While I was dealing with the email situation, my roommate and I were doing laundry. After going to go check on the clothes, my roommate came back in and had told me of a conversation that she had with one of the other people in the apartment building while she was down there. They had actually asked about me. They had seen me around with my roommate and they thought that my roommate was my caretaker. Now, this is not the first time that this has happened. We will be out and about and people will just assume that she is my caretaker. I am setting the record straight right now. She is my best friend and roommate, not my caretaker. I do not and have I never needed a caretaker to take care of me in all my 27 years of life. My parents raised me to be strong and independent and I believe that they did a pretty damn good job. It can be very upsetting for me, as well as my roommate, and other people who I am close to because we can see what I am capable of and to have people assume that I cannot do things can be hurtful.

The positive that I take out of both of these situations is that I have a chance to share my story and show people who I am not some sick person who cannot do anything for themselves. I was able to tell the person I was emailing that there was no need or reason to feel sorry for me, that I am still the same Katy that will work her ass off when it comes to a job and that I do not give up easily.

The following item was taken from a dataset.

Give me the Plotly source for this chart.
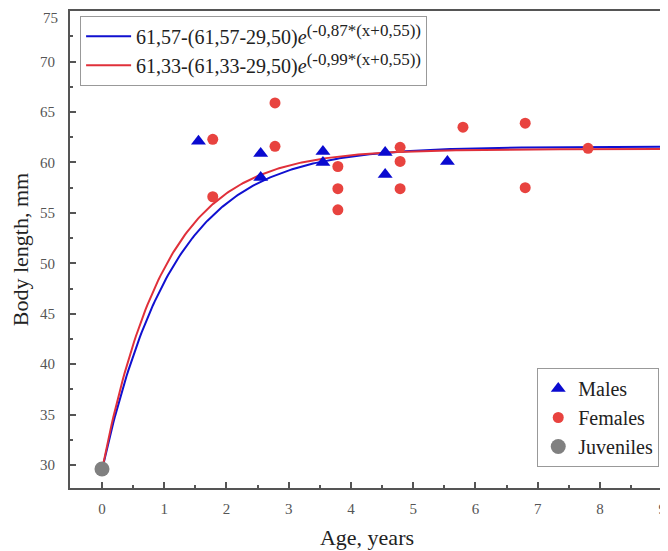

I just want to encourage anybody that does see somebody who is disabled to not automatically jump to conclusions about whether they are sick, or cannot do things for themselves. Yes, there are people out there who have diseases, which make them not feel well on a daily basis, and yes, there are people out there who do need some extra help and do need a caretaker, but that does not mean that everyone does. I encourage you to get to know the persons story before you jump to such conclusions. I can tell you that it would make the persons day if you did something just as simple as that. Who knows you may make a new friend just by getting to know them.